It won't be as high of quality, but you can get into the niche for just a couple hundred bucks.


----------



## cbarnard7 (Aug 30, 2013)

Tiller said:


> These are awesome! So much detail in the human body, its incredible.
> 
> I wish I lived somewhere that soccer was enjoyed more. I enjoy watching the World Cup every 4 years, but that's about all I see unless I want to pay for special channels



Well, NBCSports now owns the rights to all the English Premier League games for the US. It used to be Fox Soccer Channel (which costs more a month) but now it's on regular cable!

Soccer | NBC Sports

You can even download the free app and watch from your phone!


----------



## badrano (Aug 30, 2013)

Neat pics!

I think I see a smiley face in the kidney pic :mrgreen:


----------



## The_Traveler (Aug 30, 2013)

badrano said:


> Neat pics!
> 
> I think I see a smiley face in the kidney pic :mrgreen:



that was exactly my problem.


----------



## cbarnard7 (Aug 30, 2013)

Gavjenks said:


> For those interested, you don't need a $40,000 piece of equipment to take photos like this yourself.
> 
> If you buy a generic highschool bio lab-type microscope that has a T-mount option, then you can attach pretty much any DSLR or whatever with a boring old 50mm-100mm or so lens (or no lens, depending on how it is set up), and take photos of cells. You only need about 100x-200x objectives to see average cells. Then you need some legally obtainable tissue (vegetable matter might be easier to go with than human liver cells, for example&#8230, and some way to slice it somewhat thinly. A scalpel is probably fine. Even if you can't get it as thin as in the OP, you can easily get it thin enough for light to get through it easily, which is sufficient to make an image. It's just that you'll see a bunch of out of focus cells in the background instead of super crisp white.
> 
> It won't be as high of quality, but you can get into the niche for just a couple hundred bucks.
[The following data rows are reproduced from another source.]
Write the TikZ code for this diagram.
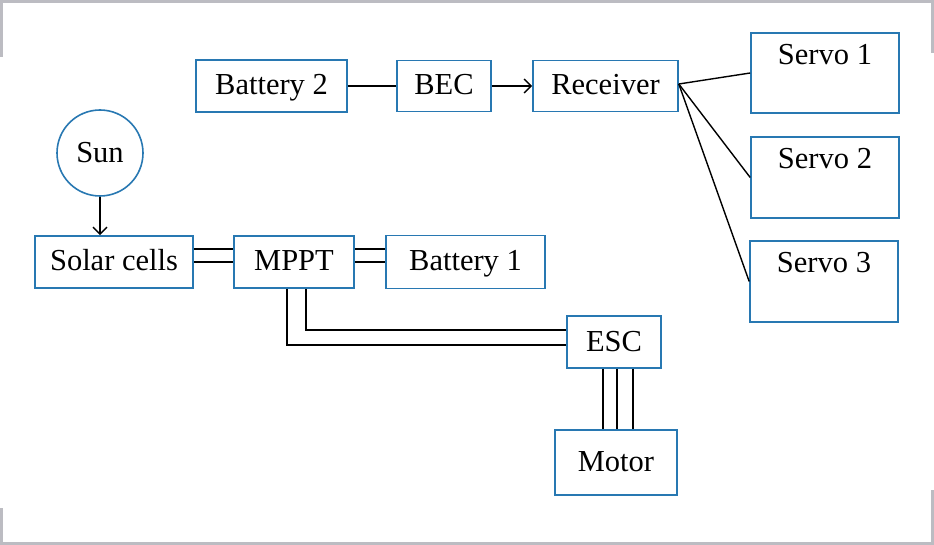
\documentclass[tikz,border=0pt]{standalone}
\usepackage{fontspec}
\setmainfont{Liberation Serif}
\usepackage{tikz}
\usetikzlibrary{shapes,arrows,arrows.meta,positioning}
\definecolor{boxblue}{RGB}{40,120,178}
\definecolor{framegray}{RGB}{188,188,194}
\tikzset{
	txt/.style={font=\fontsize{30.5}{32}\selectfont},
	blk/.style={draw=boxblue,line width=1.6pt,fill=white,inner sep=0pt,txt},
	rblk/.style={blk,text height=21pt,text depth=3pt},
	wire/.style={line width=1.4pt,black},
	tip/.style={-{Straight Barb[length=7pt,width=14pt]}},
	frame/.style={framegray,line width=3pt}
}
\begin{document}
\begin{tikzpicture}[x=1pt,y=-1pt]
				\useasboundingbox (0,0) rectangle (934,545);
				% grey frame round the figure
				\draw[frame] (1.5,57) -- (1.5,1.5) -- (932.5,1.5) -- (932.5,53);
				\draw[frame] (1.5,508) -- (1.5,543.5) -- (932.5,543.5) -- (932.5,490);
				% receiver side
				\node[rblk,minimum width=151,minimum height=52] (bat2) at (271.5,86) {Battery 2};
				\node[rblk,minimum width=94,minimum height=51] (bec) at (444,86) {BEC};
				\node[rblk,minimum width=145,minimum height=51] (rec) at (605.5,86) {Receiver};
				\node[blk,minimum width=148,minimum height=80,
				label={[txt,anchor=north,inner sep=0pt,yshift=-12pt]north:Servo 1}] (s1) at (825,73) {};
				\node[blk,minimum width=148,minimum height=81,
				label={[txt,anchor=north,inner sep=0pt,yshift=-12pt]north:Servo 2}] (s2) at (825,177.5) {};
				\node[blk,minimum width=148,minimum height=81,
				label={[txt,anchor=north,inner sep=0pt,yshift=-12pt]north:Servo 3}] (s3) at (824,281.5) {};
				% power side
				\node[blk,circle,minimum size=86] (sun) at (100,153) {Sun};
				\node[rblk,minimum width=158,minimum height=52] (sol) at (114,262) {Solar cells};
				\node[rblk,minimum width=120,minimum height=52] (mppt) at (294,262) {MPPT};
				\node[rblk,minimum width=159,minimum height=53] (bat1) at (465.5,262) {Battery 1};
				\node[rblk,minimum width=94,minimum height=52] (esc) at (614,342) {ESC};
				\node[rblk,minimum width=122,minimum height=65] (mot) at (616,462.5) {Motor};
				% connectors
				\draw[wire] (bat2.east) -- (bec.west);
				\draw[wire,tip] (bec.east) -- (rec.west);
				\foreach \s in {s1,s2,s3}{
					\draw[wire] ([yshift=2pt]rec.east) -- (\s.west);
				}
				\draw[wire,tip] (sun.south) -- (sun.south |- sol.north);
				\foreach \dy in {0,13}{
					\draw[wire] ([yshift=\dy pt]sol.east) -- ([yshift=\dy pt]mppt.west);
					\draw[wire] ([yshift=\dy pt]mppt.east) -- ([yshift=\dy pt]bat1.west);
				}
				\draw[wire] ([xshift=-7pt]mppt.south) |- ([yshift=-3pt]esc.west);
				\draw[wire] ([xshift=12pt]mppt.south) |- ([yshift=12pt]esc.west);
				\foreach \dx in {-11,3,19}{
					\draw[wire] ([xshift=\dx pt]esc.south) -- ([xshift=\dx pt]esc.south |- mot.north);
				}
\end{tikzpicture}
\end{document}
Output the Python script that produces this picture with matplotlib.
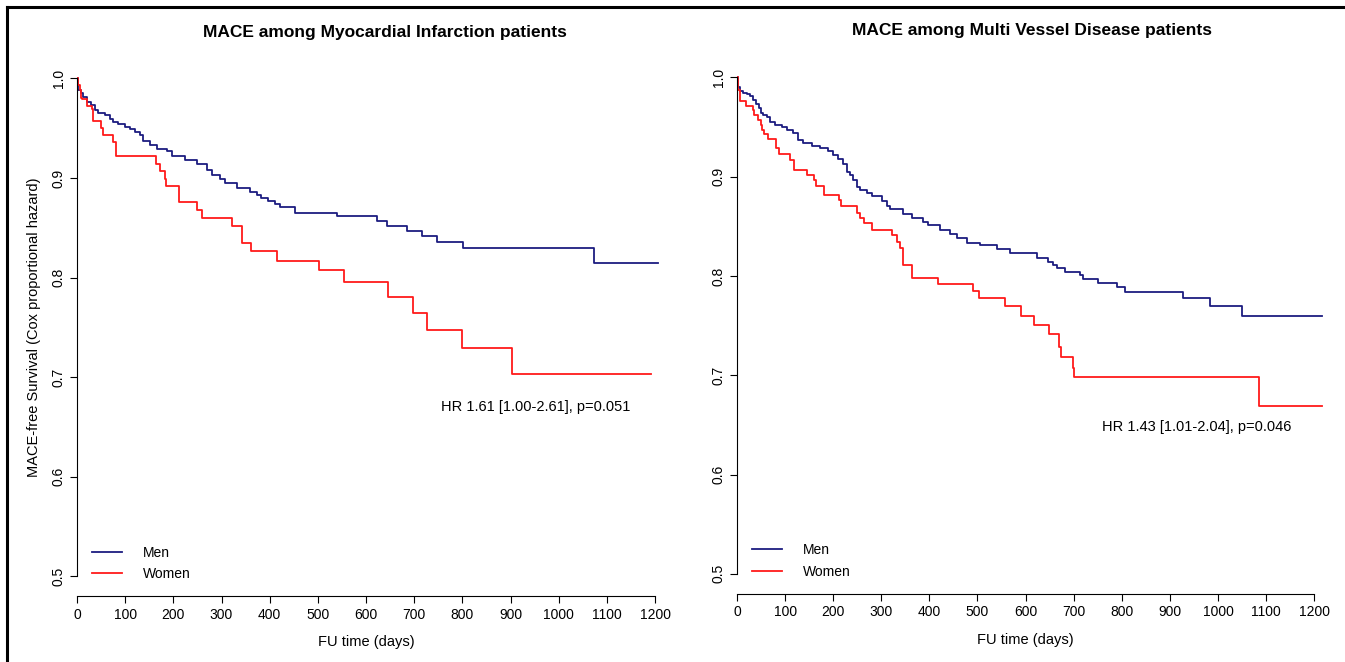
import matplotlib
matplotlib.use("Agg")
from matplotlib import pyplot as plt
from matplotlib.lines import Line2D

plt.rcParams['font.family'] = ['Liberation Sans', 'DejaVu Sans']

# Myocardial infarction: (days, survival) step points, last point = end of follow-up
mi_men_t = [0, 2, 8, 13, 20, 30, 37, 44, 58, 69, 75, 85, 100, 110, 120, 131, 137, 152,
            166, 187, 197, 224, 249, 270, 280, 297, 308, 332, 360, 373, 383, 397, 411,
            421, 453, 539, 622, 643, 685, 716, 747, 801, 1073, 1206]
mi_men_s = [1.0, 0.988, 0.985, 0.981, 0.976, 0.973, 0.968, 0.965, 0.963, 0.9595, 0.956,
            0.9545, 0.951, 0.949, 0.946, 0.943, 0.937, 0.933, 0.929, 0.927, 0.922, 0.918,
            0.914, 0.908, 0.903, 0.899, 0.895, 0.890, 0.886, 0.8825, 0.880, 0.877, 0.8735,
            0.871, 0.865, 0.8615, 0.857, 0.852, 0.847, 0.842, 0.836, 0.830, 0.8146, 0.8146]
mi_women_t = [0, 2, 6, 8, 10, 20, 31, 33, 50, 55, 74, 81, 164, 172, 183, 185, 212, 249,
              260, 322, 343, 361, 416, 503, 555, 646, 698, 726, 799, 903, 1191]
mi_women_s = [1.0, 0.993, 0.988, 0.980, 0.979, 0.972, 0.969, 0.957, 0.950, 0.943, 0.936,
              0.9217, 0.914, 0.9066, 0.899, 0.8916, 0.876, 0.8675, 0.8597, 0.852, 0.8346,
              0.8263, 0.817, 0.8072, 0.796, 0.781, 0.7644, 0.747, 0.729, 0.7035, 0.7035]

# Multi vessel disease
mvd_men_t = [0, 2, 6, 13, 20, 27, 33, 40, 45, 50, 55, 62, 69, 78, 93, 103, 117, 127, 138,
             155, 172, 190, 200, 211, 221, 228, 235, 242, 249, 256, 270, 280, 301, 311,
             318, 345, 363, 387, 397, 422, 443, 457, 478, 505, 540, 568, 623, 646, 657,
             665, 682, 713, 719, 751, 790, 806, 927, 983, 1050, 1216]
mvd_men_s = [1.0, 0.990, 0.9865, 0.9845, 0.983, 0.981, 0.977, 0.973, 0.969, 0.964, 0.962,
             0.960, 0.955, 0.952, 0.950, 0.947, 0.944, 0.937, 0.934, 0.931, 0.9285, 0.926,
             0.922, 0.918, 0.913, 0.905, 0.9016, 0.897, 0.890, 0.8865, 0.883, 0.880, 0.875,
             0.870, 0.867, 0.862, 0.858, 0.8546, 0.851, 0.846, 0.842, 0.838, 0.8334, 0.831,
             0.8268, 0.8234, 0.8177, 0.8143, 0.811, 0.8077, 0.804, 0.801, 0.797, 0.7932,
             0.7885, 0.7835, 0.7774, 0.770, 0.7596, 0.7596]
mvd_women_t = [0, 3, 6, 18, 33, 36, 44, 49, 53, 57, 65, 81, 88, 110, 118, 146, 160, 165,
               180, 212, 217, 249, 256, 264, 280, 323, 332, 339, 345, 363, 417, 490, 504,
               557, 590, 617, 648, 670, 673, 699, 701, 1085, 1216]
mvd_women_s = [1.0, 0.987, 0.9765, 0.9714, 0.967, 0.962, 0.957, 0.952, 0.947, 0.943,
               0.9375, 0.9285, 0.9225, 0.917, 0.907, 0.9016, 0.897, 0.891, 0.8815, 0.8765,
               0.8704, 0.8636, 0.858, 0.853, 0.8462, 0.841, 0.8345, 0.828, 0.8107, 0.798,
               0.7917, 0.785, 0.7774, 0.770, 0.760, 0.7506, 0.741, 0.728, 0.718, 0.707,
               0.6985, 0.6693, 0.6693]

titles = ["MACE among Myocardial Infarction patients", "MACE among Multi Vessel Disease patients"]
hr_texts = ["HR 1.61 [1.00-2.61], p=0.051", "HR 1.43 [1.01-2.04], p=0.046"]
xticks = list(range(0, 1201, 100))
yticks = [0.5, 0.6, 0.7, 0.8, 0.9, 1.0]

NAVY = '#1c1c80'
RED = '#ff1a1a'
W, H = 1345, 662

fig = plt.figure(figsize=(W / 100, H / 100), dpi=100)


def px_axes(left, top, width, bottom):
    return fig.add_axes([left / W, 1 - bottom / H, width / W, (bottom - top) / H])


def style(ax):
    ax.set_xlim(0, 1230)
    ax.set_ylim(0.48, 1.02)
    for s in ['top', 'right']:
        ax.spines[s].set_visible(False)
    ax.spines['left'].set_bounds(0.5, 1.0)
    ax.spines['bottom'].set_bounds(0, 1200)
    for s in ['left', 'bottom']:
        ax.spines[s].set_linewidth(0.8)
    ax.set_xticks(xticks)
    ax.set_yticks(yticks)
    ax.set_yticklabels([f"{v:.1f}" for v in yticks], rotation=90, va='center')
    ax.tick_params(length=5, width=0.8, labelsize=10, colors='black')
    ax.tick_params(axis='y', pad=3)
    ax.tick_params(axis='x', pad=3)
    ax.set_xlabel("FU time (days)", fontsize=10.5, x=600 / 1230, labelpad=10)


ax1 = px_axes(77, 58.4, 592.5, 596.4)
ax2 = px_axes(737, 57.4, 591.6, 593.7)

for ax, men_t, men_s, wom_t, wom_s in [(ax1, mi_men_t, mi_men_s, mi_women_t, mi_women_s),
                                       (ax2, mvd_men_t, mvd_men_s, mvd_women_t, mvd_women_s)]:
    ax.step(men_t, men_s, where='post', color=NAVY, lw=1.3, label='Men')
    ax.step(wom_t, wom_s, where='post', color=RED, lw=1.3, label='Women')
    style(ax)
    ax.legend(loc='lower left', bbox_to_anchor=(0.025, 0.028), frameon=False, fontsize=10,
              handlelength=2.2, handletextpad=1.5, labelspacing=0.55, borderpad=0,
              borderaxespad=0)

ax1.set_ylabel("MACE-free Survival (Cox proportional hazard)", fontsize=10.5, labelpad=8)

fig.text(385 / W, 1 - 32 / H, titles[0], fontsize=12.5, fontweight='bold', ha='center', va='center')
fig.text(1032 / W, 1 - 31 / H, titles[1], fontsize=12.5, fontweight='bold', ha='center', va='center')
fig.text(536 / W, 1 - 407 / H, hr_texts[0], fontsize=10.5, ha='center', va='center')
fig.text(1197 / W, 1 - 427 / H, hr_texts[1], fontsize=10.5, ha='center', va='center')

# frame edges visible at top and left
fig.add_artist(Line2D([7 / W, 1], [1 - 7 / H, 1 - 7 / H], color='black', lw=2.2))
fig.add_artist(Line2D([7 / W, 7 / W], [0, 1 - 7 / H], color='black', lw=2.2))

fig.savefig("out.png", dpi=100)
You are somewhat correct- for the most part. (The camera part, especially. You don't need such a fancy setup)

However, there are many, _many_ more steps to ensure a tissue can be seen the way that it's prepared here (tissue fixation, processing, embedding, microtomy, staining...etc). It's not so easy as cut some stuff up thinly and put it on a slide under a scope (especially for animal tissue). My best advice for anyone that is interested is to go online and buy control (already mounted) tissue sections for cheap:

Human Pathology Slide Set

This way, let the hard work be done and you'll get a variety of things! Then, you can do as Gavjenks recommends and mount a camera on your scope. Depending on the scope you get, the ocular will either be normally 5 or 10x. Multiply that by the objective (a high school one will normally have 4x/10x/40x) and you'll get total magnification. For example, this was taken at 200x.

PS: I know most of you knew how to get total mag, but I thought I'd throw it out there.


----------



## Gavjenks (Aug 30, 2013)

right sorry to forget the staining and stuff.

Though also keep in mind that if your goal is a pretty picture, and not to correctly diagnose somebody, you could just add in false color in photoshop, and have no need to hold onto the tissues for long term storage, etc. Depending on your artistic aims, you could skip some of those steps.


----------